Growing Concerns 490: How late can you plant in fall

Late Fall!

Okay to Plant Perennials Until The Ground Freezes 

 

Dear Janet,

How late is too late to plant potted perennial stock in the fall? I know I'll have to water any new plantings until the ground freezes -- if it ever does this winter! -- and I know a good layer of mulch will ward off frost heave of late plantings with poorly established roots. But should I risk putting in plants at this late date or just winter them over in my unheated attached garage or unheated garden shed?

M.

Dear M.,

I plant perennials in my own garden until the ground freezes and have talked to many others who do the same. The key to the plants' survival is probably not air temperature or even soil temperature but soil condition. If you plant into well drained, loose soil you'll have few losses. In beds that drain poorly or have compacted soil, any light-weight, quick-drying clumps of potting mix will be squeezed out and up during winter. The plant in that clump will dry out and die. That's why a heavy mulch is part of the late planting prescription -- if a plant does heave it will still have some insulation until you can reset it in spring.

You can also hold the plants in pots if you protect them from repeated freeze and thaw. In the ground, hardy roots are insulated by soil. Separated from the cold by just a layer of plastic, they may freeze-dry. Grouped together in the shade and covered with a leaf pile, or enclosed in a garage or shed they should escape at least some of the wide temperature swings that lead to such damage.

During winter, water is even more important to plants in pots than those in the ground. Check the pots occasionally, judging by their weight whether they are drying out. As they do, put snow or ice on the soil surface to moisten it during the next warm spell, or water the pots as they thaw.

 

Short reports

Let's be factual about Daylight Saving Time...

... as you continue to write to me about it!

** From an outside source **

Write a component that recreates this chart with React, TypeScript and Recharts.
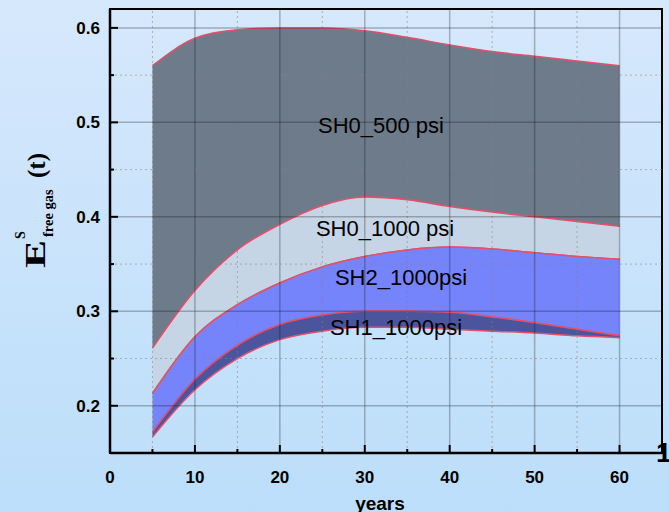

Benjamin Franklin may have been its first proponent, but that was a jest in a 1784 essay "An Economical Project." He poked fun at himself and all Parisians who, he said, never rose before noon. His calculations indicated six hours of sun wasted per day meant Parisians used 64,050,000 extra pounds of candle wax each year. He made merry with the thought, proposing cannons be shot at dawn and shutters on windows be banned to encourage earlier rising and fewer candles burned.

During the first World War, European countries acted on the idea to save on fuel needed to generate electricity. The U.S. enacted DST in 1918 at the same time it instituted standard time zones to end confusion in train schedules. DST was repealed in 1919 due to popular demand but reinstated nationally year round during WWII. That ended after the war, though some States opted for DST in summer.

In 1966, a Federal law set fixed dates for the beginning and end of DST, if used. This was in response to requests from broadcast companies and others who had trouble with varied dates for the change across the country. In 1973-74 during the Oil Embargo we went to year-round DST for 15 months, to save the estimated 300,000 barrels of oil per year used to generate electricity for an extra hour each evening.

Discard that notion, those of you who wrote, that DST had something to do with allowing gardeners to work longer in their Victory Gardens. And to those who claim it was enacted for the benefit of farmers, just listen and you'll hear guffaws ringing across the countryside. Farmers and others tied most closely tied to sunup and sunset have always been opposed to DST. Take it from M.N., a Canadian poultry farmer who wrote, "Chickens do not adopt the change for several weeks, so the first of April and end of October are very frustrating."

Trim those overgrown evergreens now...

... to make a pretty and soil-friendly cover for otherwise bare annual planting beds. The crumbly soil you worked so hard to attain will otherwise be pounded by winter rain and its components separated to leave lightweight clay on top. So prune those shaggy shrubs and layer the clippings over the bed, newest tips showing. That's color and fragrance for you and a shock absorbing blanket for the soil.

 

Green thumbs up

to J.M.  who is trying to make her gardening simpler by growing only plants so well suited to her site they will thrive without fussing. This means giving up species she has been growing but has to baby to keep alive. Given a gardener's urge to collect, that's tough to do, yet she reports progress, saying, "I've given away a lot of plant material and I'm getting better at it!"

 

Green thumbs down

to razing the garden for winter. Making a moonscape of what was colorful and drew your eye for eight months is a quick ticket to the melancholy of Seasonal Affect Disorder! When you clean up, first remove or cut down only the plants that will shatter or turn to mush over winter. Leave plants of substance. Then look over the composition and cut out or add to make it more pleasing.